È discriminatorio e quindi nullo il licenziamento del dipendente pedinato da un investigatore privato a differenza dei suoi colleghi. Lo ha sancito la Corte di Cassazione che, con l’ordinanza 2606/2023 depositata il 27 gennaio 2023, ha respinto il ricorso di un’azienda che aveva fatto seguire un dipendente, sindacalista.
La decisione della Corte di Cassazione
I Supremi giudici hanno spiegato che il lavoratore aveva dimostrato il fattore di rischio (essere attivista sindacale) ed il trattamento meno favorevole rispetto a quello riservato ad altri soggetti in condizioni analoghe e senza responsabilità sindacali, ovvero l’avere la società disposto indagini investigative nei suoi confronti e non nei confronti di altri addetti alla medesima linea e che operavano con le sue stesse modalità di lavoro.
Per i giudici di legittimità, insomma, di cui ha scritto il sito Cassazione.net, Giovanni D’Agata, presidente dello “Sportello dei Diritti”, l’uomo aveva dedotto una correlazione significativa tra tali elementi (trattamento sfavorevole in ragione dell’attività sindacale, in un contesto particolarmente conflittuale collegato in tale periodo al suicidio di un collega ed al rinvenimento di un suo messaggio diretto alla società, che collegava il suicidio allo stress lavorativo, con connessi contenziosi relativi ad altra sanzione disciplinare collegata a tale vicenda ed a ricorso ex art 28 legge Stat. Lav. del sindacato di cui l’odierno ricorrente era delegato).
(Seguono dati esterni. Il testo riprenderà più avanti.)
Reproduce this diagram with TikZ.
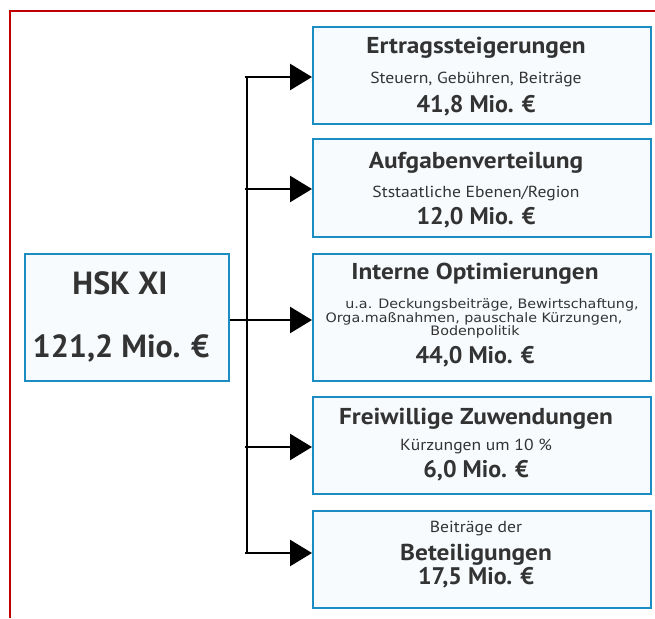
\documentclass[tikz,border=0pt]{standalone}
\usepackage{fontspec}
\setmainfont{PT Sans}
\newfontfamily\breitfont[FakeStretch=1.1]{PT Sans}
\newfontfamily\detailfont[FakeStretch=1.1]{DejaVu Sans}
\usetikzlibrary{arrows.meta}
\definecolor{rahmenrot}{HTML}{C00000}
\definecolor{kastenblau}{HTML}{1B8DC2}
\definecolor{kastenfill}{HTML}{F7FBFD}
\definecolor{schrift}{HTML}{333333}

\begin{document}
\begin{tikzpicture}[x=1pt,y=-1pt
	,>={Triangle[length=22pt,width=26pt]}
	,line width=2.6pt]
  \tikzstyle{kasten}
  =[draw=kastenblau,fill=kastenfill,line width=2pt,inner sep=0pt,minimum width=338pt]
  \tikzstyle{zeile}=[anchor=base,inner sep=0pt,text=schrift]
  \tikzstyle{titel}=[zeile,font=\breitfont\bfseries\fontsize{23}{25}\selectfont]
  \tikzstyle{unter}=[zeile,font=\breitfont\fontsize{16}{18}\selectfont]
  \tikzstyle{detail}=[zeile,font=\detailfont\fontsize{13}{14}\selectfont]
  \tikzstyle{betrag}=[zeile,font=\bfseries\fontsize{24}{26}\selectfont]
  \tikzstyle{gross}=[zeile,font=\bfseries\fontsize{32}{34}\selectfont]

  \useasboundingbox (0,0) rectangle (655,618);
  % frame
  \draw[rahmenrot,line width=1.6pt] (655,11) -- (10,11) -- (10,618);

  % left box
  \node[kasten,minimum width=204pt,minimum height=127pt] (hsk) at (127,317.5) {};
  \node[gross] (hsktitel) at (120,294) {HSK XI};
  \node[gross] (hskbetrag) at (121,357) {121,2 Mio. €};

  % 5 boxes
  \node[kasten,minimum height=97pt]  (ertrag)  at (482,75.5)  {};
  \node[kasten,minimum height=98pt]  (aufgabe) at (482,188)   {};
  \node[kasten,minimum height=127pt] (intern)  at (482,317.5) {};
  \node[kasten,minimum height=97pt]  (frei)    at (482,445.5) {};
  \node[kasten,minimum height=97pt]  (beteil)  at (482,559.5) {};

  % texts
  \node[titel]  (ertragtitel)  at (476,53)  {Ertragssteigerungen};
  \node[unter]  (ertragunter)  at (476,83)  {Steuern, Gebühren, Beiträge};
  \node[betrag] (ertragbetrag) at (476,112) {41,8 Mio. €};

  \node[titel]  (aufgabetitel)  at (476,168) {Aufgabenverteilung};
  \node[unter]  (aufgabeunter)  at (476,197) {Ststaatliche Ebenen/Region};
  \node[betrag] (aufgabebetrag) at (476,224) {12,0 Mio. €};

  \node[titel]  (interntitel)  at (475,279) {Interne Optimierungen};
  \node[detail] (internzeile1) at (492,308) {u.a. Deckungsbeiträge, Bewirtschaftung,};
  \node[detail] (internzeile2) at (474,322) {Orga.maßnahmen, pauschale Kürzungen,};
  \node[detail] (internzeile3) at (475,335) {Bodenpolitik};
  \node[betrag] (internbetrag) at (475,363) {44,0 Mio. €};

  \node[titel]  (freititel)  at (476,424) {Freiwillige Zuwendungen};
  \node[unter]  (freiunter)  at (476,450) {Kürzungen um 10 \%};
  \node[betrag] (freibetrag) at (476,477) {6,0 Mio. €};

  \node[unter]  (beteilunter)  at (476,532) {Beiträge der};
  \node[titel]  (beteiltitel)  at (476,560) {Beteiligungen};
  \node[betrag] (beteilbetrag) at (476,584) {17,5 Mio. €};

  % branch points
  \coordinate (p1) at (247,77);
  \coordinate (p2) at (247,189);
  \coordinate (p3) at (247,320);
  \coordinate (p4) at (247,447);
  \coordinate (p5) at (247,553);

  % spine and arrows
  \draw [black] (p1) -- (p5);
  \draw [->] ([xshift=-2pt]p1) -- (p1 -| ertrag.west);
  \draw [->] ([xshift=-2pt]p2) -- (p2 -| aufgabe.west);
  \draw [->] (hsk.east |- p3) -- (p3 -| intern.west);
  \draw [->] ([xshift=-2pt]p4) -- (p4 -| frei.west);
  \draw [->] ([xshift=-2pt]p5) -- (p5 -| beteil.west);

\end{tikzpicture}
\end{document}
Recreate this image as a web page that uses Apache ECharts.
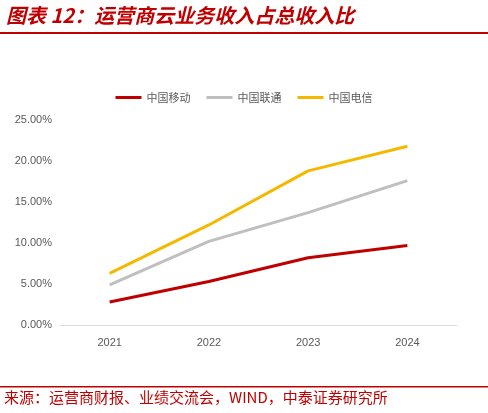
<!DOCTYPE html>
<html><head><meta charset="utf-8">
<script src="https://cdn.jsdelivr.net/npm/echarts@6/dist/echarts.min.js"></script>
<style>body{margin:0;background:#fff}#c{width:488px;height:413px}</style>
</head><body><div id="c"></div>
<script>
const years = ['2021', '2022', '2023', '2024'];
const mobile = [2.8, 5.3, 8.2, 9.7];
const unicom = [4.9, 10.2, 13.7, 17.6];
const telecom = [6.3, 12.2, 18.8, 21.8];

let chart = echarts.init(document.getElementById('c'));
const line = (name, data, color) => ({
  name: name, type: 'line', data: data, symbol: 'none',
  lineStyle: {color: color, width: 3}, itemStyle: {color: color}
});
chart.setOption({
  animation: false,
  graphic: [
    {type: 'text', left: 6, top: 5, style: {text: '图表 12：运营商云业务收入占总收入比', fill: '#c00000', font: 'italic bold 20px "Noto Sans CJK SC"'}},
    {type: 'rect', shape: {x: 0, y: 32, width: 488, height: 2}, style: {fill: '#c00000'}},
    {type: 'rect', shape: {x: 0, y: 386, width: 488, height: 1.5}, style: {fill: '#c00000'}},
    {type: 'text', left: 4, top: 390, style: {text: '来源：运营商财报、业绩交流会，WIND，中泰证券研究所', fill: '#c00000', font: '15px "Noto Sans CJK SC"'}}
  ],
  legend: {
    top: 87, left: 'center', itemWidth: 26, itemHeight: 3, itemGap: 16,
    icon: 'rect',
    textStyle: {color: '#595959', fontSize: 11, fontFamily: 'Noto Sans CJK SC'},
    data: ['中国移动', '中国联通', '中国电信']
  },
  grid: {left: 60, right: 31, top: 120, bottom: 88},
  xAxis: {
    type: 'category', data: years,
    axisLine: {lineStyle: {color: '#d9d9d9'}}, axisTick: {show: false},
    axisLabel: {color: '#595959', fontSize: 11, margin: 12}
  },
  yAxis: {
    type: 'value', min: 0, max: 25, interval: 5,
    axisLabel: {color: '#595959', fontSize: 11, formatter: v => v.toFixed(2) + '%'},
    splitLine: {show: false}, axisLine: {show: false}
  },
  series: [
    line('中国移动', mobile, '#c00000'),
    line('中国联通', unicom, '#bfbfbf'),
    line('中国电信', telecom, '#f5b800')
  ]
});
</script></body></html>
Al contrario, la società non aveva dimostrato la ragione per la quale aveva disposto accertamenti investigativi che avevano portato a evidenziare incongruenze ed anomalie nell’orario di lavoro e nei rimborsi spese a base del licenziamento disciplinare, così prestandosi al sospetto di un intento persecutorio legato all’attività sindacale sgradita svolta dal lavoratore.